### Problem
Quote all lines below exactly. Images stay out.

### Input for this task
-- -- --

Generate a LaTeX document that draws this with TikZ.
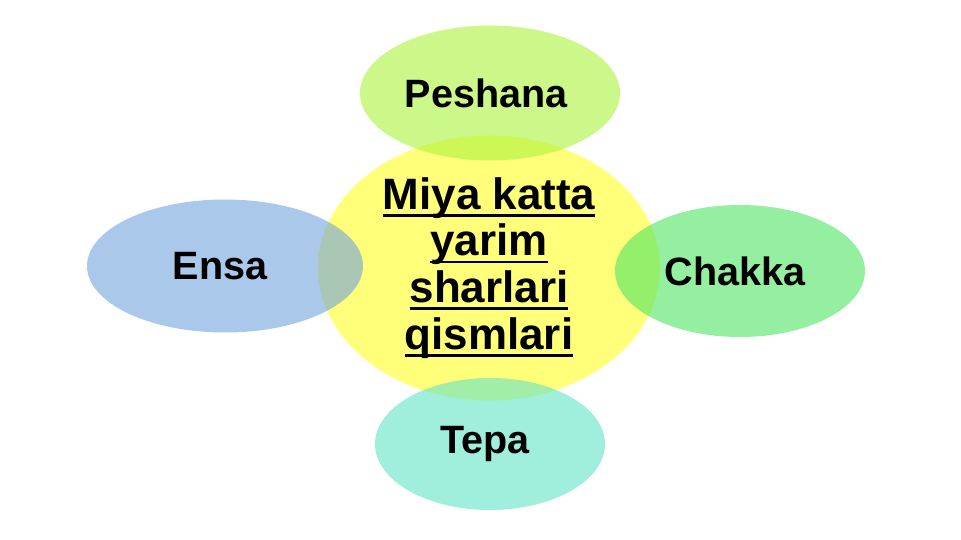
\documentclass[tikz,border=0pt]{standalone}
\usepackage{fontspec}
\setmainfont{Liberation Sans}
\usepackage{tikz}
\usetikzlibrary{shapes.geometric}

\definecolor{brainyellow}{RGB}{255,255,122}
\definecolor{frontgreen}{RGB}{170,243,60}
\definecolor{backblue}{RGB}{112,163,220}
\definecolor{sidegreen}{RGB}{77,230,97}
\definecolor{topteal}{RGB}{97,227,197}

\newcommand{\ulw}[1]{\setbox0\hbox{#1}\rlap{\rule[-4.2pt]{\wd0}{1.6pt}}\box0}

\tikzset{
	lobe/.style={ellipse, inner sep=0pt, fill opacity=0.6, text opacity=1, font=\fontsize{22.5}{26}\selectfont\bfseries},
}

\begin{document}
\begin{tikzpicture}[align=center]
		\useasboundingbox (0,0) rectangle (19.22,-10.8);
		\node (hemisphere) at (9.78,-5.36) [ellipse, inner sep=0pt, fill=brainyellow, minimum width=6.84cm, minimum height=5.3cm, font=\fontsize{25}{26.6}\selectfont\bfseries] {\ulw{Miya katta}\\\ulw{yarim}\\\ulw{sharlari}\\\ulw{qismlari}};
		
		\node (frontal) at (9.8,-1.86) [lobe, fill=frontgreen, minimum width=5.2cm, minimum height=2.7cm] {\hspace*{-0.16cm}Peshana};
		\node (occipital) at (4.5,-5.32) [lobe, fill=backblue, minimum width=5.52cm, minimum height=2.66cm] {\hspace*{-0.2cm}Ensa};
		\node (temporal) at (14.8,-5.42) [lobe, fill=sidegreen, minimum width=5.0cm, minimum height=2.64cm] {\hspace*{-0.2cm}Chakka};
		\node (parietal) at (9.8,-8.88) [lobe, fill=topteal, minimum width=4.6cm, minimum height=2.64cm] {\hspace*{-0.2cm}Tepa};
		
	\end{tikzpicture}
\end{document}
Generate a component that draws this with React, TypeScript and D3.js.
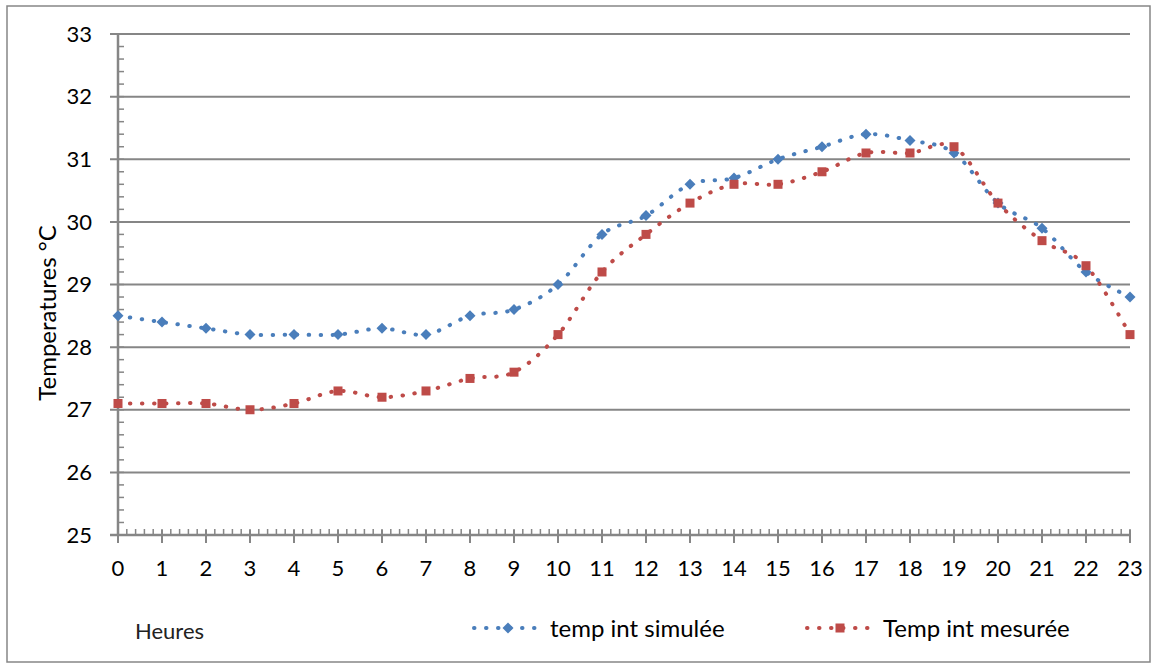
import React from 'react';
import * as d3 from 'd3';

const hours = d3.range(0, 24);
const simulee = [28.5, 28.4, 28.3, 28.2, 28.2, 28.2, 28.3, 28.2, 28.5, 28.6, 29.0, 29.8, 30.1, 30.6, 30.7, 31.0, 31.2, 31.4, 31.3, 31.1, 30.3, 29.9, 29.2, 28.8];
const mesuree = [27.1, 27.1, 27.1, 27.0, 27.1, 27.3, 27.2, 27.3, 27.5, 27.6, 28.2, 29.2, 29.8, 30.3, 30.6, 30.6, 30.8, 31.1, 31.1, 31.2, 30.3, 29.7, 29.3, 28.2];
const yTicks = [25, 26, 27, 28, 29, 30, 31, 32, 33];
const seriesNames = ['temp int simulée', 'Temp int mesurée'];

const width = 1156;
const height = 666;
const margin = { top: 34, right: 26, bottom: 131, left: 118 };
const axisColor = '#868686';
const blue = '#4A7EBB';
const red = '#BE4B48';
const font = 'Lato, "Liberation Sans", sans-serif';

const x = d3.scaleLinear().domain([0, 23]).range([margin.left, width - margin.right]);
const y = d3.scaleLinear().domain([25, 33]).range([height - margin.bottom, margin.top]);

// Excel-like smoothed line
const line = d3.line<number>()
  .x((_, i) => x(hours[i]))
  .y(d => y(d))
  .curve(d3.curveCardinal.tension(0));

const dotted = { strokeWidth: 4, strokeDasharray: '0.5 11.5', strokeLinecap: 'round' as const };

function Diamond({ cx, cy }: { cx: number; cy: number }) {
  const r = 5.5;
  return <path d={`M${cx},${cy - r}L${cx + r},${cy}L${cx},${cy + r}L${cx - r},${cy}Z`} fill={blue} />;
}

function Square({ cx, cy }: { cx: number; cy: number }) {
  const s = 9;
  return <rect x={cx - s / 2} y={cy - s / 2} width={s} height={s} fill={red} />;
}

export default function App() {
  React.useEffect(() => {
    document.body.style.margin = '0';
  }, []);

  const minorY = d3.range(25, 33.01, 0.2);
  const minorX = d3.range(0, 23.01, 0.2);
  const y0 = y(25);

  return (
    <svg width={width} height={height} style={{ display: 'block', background: '#fff' }} fontFamily={font}>
      <rect x={7} y={6} width={1143} height={656} fill="#fff" stroke={axisColor} strokeWidth={1.5} />

      {/* grid lines */}
      {yTicks.map(t => (
        <line key={t} x1={margin.left - 8} x2={x(23)} y1={y(t)} y2={y(t)} stroke={axisColor} strokeWidth={2} />
      ))}

      {/* y axis */}
      <line x1={x(0)} x2={x(0)} y1={y(33)} y2={y0} stroke={axisColor} strokeWidth={2.5} />
      {minorY.map((t, i) => (
        <line key={i} x1={x(0)} x2={x(0) + 6} y1={y(t)} y2={y(t)} stroke={axisColor} strokeWidth={1.5} />
      ))}
      {yTicks.map(t => (
        <text key={t} x={92} y={y(t)} dy="0.35em" textAnchor="end" fontSize={22} fill="#000">{t}</text>
      ))}

      {/* x axis */}
      <line x1={margin.left - 8} x2={x(23)} y1={y0} y2={y0} stroke={axisColor} strokeWidth={2.5} />
      {minorX.map((t, i) => (
        <line key={i} x1={x(t)} x2={x(t)} y1={y0} y2={y0 - 6} stroke={axisColor} strokeWidth={1.5} />
      ))}
      {hours.map(h => (
        <g key={h}>
          <line x1={x(h)} x2={x(h)} y1={y0 - 5} y2={y0 + 8} stroke={axisColor} strokeWidth={2} />
          <text x={x(h)} y={y0 + 41} textAnchor="middle" fontSize={22} fill="#000">{h}</text>
        </g>
      ))}

      <text transform="translate(56,313) rotate(-90)" textAnchor="middle" fontSize={24} fill="#000">
        Temperatures °C
      </text>
      <text x={135} y={639} fontSize={22} fill="#222">Heures</text>

      {/* series */}
      <path d={line(simulee) ?? ''} fill="none" stroke={blue} {...dotted} />
      <path d={line(mesuree) ?? ''} fill="none" stroke={red} {...dotted} />
      {simulee.map((v, i) => <Diamond key={i} cx={x(hours[i])} cy={y(v)} />)}
      {mesuree.map((v, i) => <Square key={i} cx={x(hours[i])} cy={y(v)} />)}

      {/* legend */}
      <g>
        <line x1={474} x2={545} y1={628} y2={628} stroke={blue} {...dotted} />
        <Diamond cx={508} cy={628} />
        <text x={550} y={637} fontSize={24} fill="#000">{seriesNames[0]}</text>
        <line x1={807} x2={877} y1={628} y2={628} stroke={red} {...dotted} />
        <Square cx={840} cy={628} />
        <text x={883} y={637} fontSize={24} fill="#000">{seriesNames[1]}</text>
      </g>
    </svg>
  );
}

-- -- --

### Answer
Generate a LaTeX document that draws this with TikZ.
\documentclass[tikz,border=0pt]{standalone}
\usepackage{fontspec}
\setmainfont{Liberation Sans}
\usepackage{tikz}
\usetikzlibrary{shapes.geometric}

\definecolor{brainyellow}{RGB}{255,255,122}
\definecolor{frontgreen}{RGB}{170,243,60}
\definecolor{backblue}{RGB}{112,163,220}
\definecolor{sidegreen}{RGB}{77,230,97}
\definecolor{topteal}{RGB}{97,227,197}

\newcommand{\ulw}[1]{\setbox0\hbox{#1}\rlap{\rule[-4.2pt]{\wd0}{1.6pt}}\box0}

\tikzset{
	lobe/.style={ellipse, inner sep=0pt, fill opacity=0.6, text opacity=1, font=\fontsize{22.5}{26}\selectfont\bfseries},
}

\begin{document}
\begin{tikzpicture}[align=center]
		\useasboundingbox (0,0) rectangle (19.22,-10.8);
		\node (hemisphere) at (9.78,-5.36) [ellipse, inner sep=0pt, fill=brainyellow, minimum width=6.84cm, minimum height=5.3cm, font=\fontsize{25}{26.6}\selectfont\bfseries] {\ulw{Miya katta}\\\ulw{yarim}\\\ulw{sharlari}\\\ulw{qismlari}};
		
		\node (frontal) at (9.8,-1.86) [lobe, fill=frontgreen, minimum width=5.2cm, minimum height=2.7cm] {\hspace*{-0.16cm}Peshana};
		\node (occipital) at (4.5,-5.32) [lobe, fill=backblue, minimum width=5.52cm, minimum height=2.66cm] {\hspace*{-0.2cm}Ensa};
		\node (temporal) at (14.8,-5.42) [lobe, fill=sidegreen, minimum width=5.0cm, minimum height=2.64cm] {\hspace*{-0.2cm}Chakka};
		\node (parietal) at (9.8,-8.88) [lobe, fill=topteal, minimum width=4.6cm, minimum height=2.64cm] {\hspace*{-0.2cm}Tepa};
		
	\end{tikzpicture}
\end{document}
Generate a component that draws this with React, TypeScript and D3.js.
import React from 'react';
import * as d3 from 'd3';

const hours = d3.range(0, 24);
const simulee = [28.5, 28.4, 28.3, 28.2, 28.2, 28.2, 28.3, 28.2, 28.5, 28.6, 29.0, 29.8, 30.1, 30.6, 30.7, 31.0, 31.2, 31.4, 31.3, 31.1, 30.3, 29.9, 29.2, 28.8];
const mesuree = [27.1, 27.1, 27.1, 27.0, 27.1, 27.3, 27.2, 27.3, 27.5, 27.6, 28.2, 29.2, 29.8, 30.3, 30.6, 30.6, 30.8, 31.1, 31.1, 31.2, 30.3, 29.7, 29.3, 28.2];
const yTicks = [25, 26, 27, 28, 29, 30, 31, 32, 33];
const seriesNames = ['temp int simulée', 'Temp int mesurée'];

const width = 1156;
const height = 666;
const margin = { top: 34, right: 26, bottom: 131, left: 118 };
const axisColor = '#868686';
const blue = '#4A7EBB';
const red = '#BE4B48';
const font = 'Lato, "Liberation Sans", sans-serif';

const x = d3.scaleLinear().domain([0, 23]).range([margin.left, width - margin.right]);
const y = d3.scaleLinear().domain([25, 33]).range([height - margin.bottom, margin.top]);

// Excel-like smoothed line
const line = d3.line<number>()
  .x((_, i) => x(hours[i]))
  .y(d => y(d))
  .curve(d3.curveCardinal.tension(0));

const dotted = { strokeWidth: 4, strokeDasharray: '0.5 11.5', strokeLinecap: 'round' as const };

function Diamond({ cx, cy }: { cx: number; cy: number }) {
  const r = 5.5;
  return <path d={`M${cx},${cy - r}L${cx + r},${cy}L${cx},${cy + r}L${cx - r},${cy}Z`} fill={blue} />;
}

function Square({ cx, cy }: { cx: number; cy: number }) {
  const s = 9;
  return <rect x={cx - s / 2} y={cy - s / 2} width={s} height={s} fill={red} />;
}

export default function App() {
  React.useEffect(() => {
    document.body.style.margin = '0';
  }, []);

  const minorY = d3.range(25, 33.01, 0.2);
  const minorX = d3.range(0, 23.01, 0.2);
  const y0 = y(25);

  return (
    <svg width={width} height={height} style={{ display: 'block', background: '#fff' }} fontFamily={font}>
      <rect x={7} y={6} width={1143} height={656} fill="#fff" stroke={axisColor} strokeWidth={1.5} />

      {/* grid lines */}
      {yTicks.map(t => (
        <line key={t} x1={margin.left - 8} x2={x(23)} y1={y(t)} y2={y(t)} stroke={axisColor} strokeWidth={2} />
      ))}

      {/* y axis */}
      <line x1={x(0)} x2={x(0)} y1={y(33)} y2={y0} stroke={axisColor} strokeWidth={2.5} />
      {minorY.map((t, i) => (
        <line key={i} x1={x(0)} x2={x(0) + 6} y1={y(t)} y2={y(t)} stroke={axisColor} strokeWidth={1.5} />
      ))}
      {yTicks.map(t => (
        <text key={t} x={92} y={y(t)} dy="0.35em" textAnchor="end" fontSize={22} fill="#000">{t}</text>
      ))}

      {/* x axis */}
      <line x1={margin.left - 8} x2={x(23)} y1={y0} y2={y0} stroke={axisColor} strokeWidth={2.5} />
      {minorX.map((t, i) => (
        <line key={i} x1={x(t)} x2={x(t)} y1={y0} y2={y0 - 6} stroke={axisColor} strokeWidth={1.5} />
      ))}
      {hours.map(h => (
        <g key={h}>
          <line x1={x(h)} x2={x(h)} y1={y0 - 5} y2={y0 + 8} stroke={axisColor} strokeWidth={2} />
          <text x={x(h)} y={y0 + 41} textAnchor="middle" fontSize={22} fill="#000">{h}</text>
        </g>
      ))}

      <text transform="translate(56,313) rotate(-90)" textAnchor="middle" fontSize={24} fill="#000">
        Temperatures °C
      </text>
      <text x={135} y={639} fontSize={22} fill="#222">Heures</text>

      {/* series */}
      <path d={line(simulee) ?? ''} fill="none" stroke={blue} {...dotted} />
      <path d={line(mesuree) ?? ''} fill="none" stroke={red} {...dotted} />
      {simulee.map((v, i) => <Diamond key={i} cx={x(hours[i])} cy={y(v)} />)}
      {mesuree.map((v, i) => <Square key={i} cx={x(hours[i])} cy={y(v)} />)}

      {/* legend */}
      <g>
        <line x1={474} x2={545} y1={628} y2={628} stroke={blue} {...dotted} />
        <Diamond cx={508} cy={628} />
        <text x={550} y={637} fontSize={24} fill="#000">{seriesNames[0]}</text>
        <line x1={807} x2={877} y1={628} y2={628} stroke={red} {...dotted} />
        <Square cx={840} cy={628} />
        <text x={883} y={637} fontSize={24} fill="#000">{seriesNames[1]}</text>
      </g>
    </svg>
  );
}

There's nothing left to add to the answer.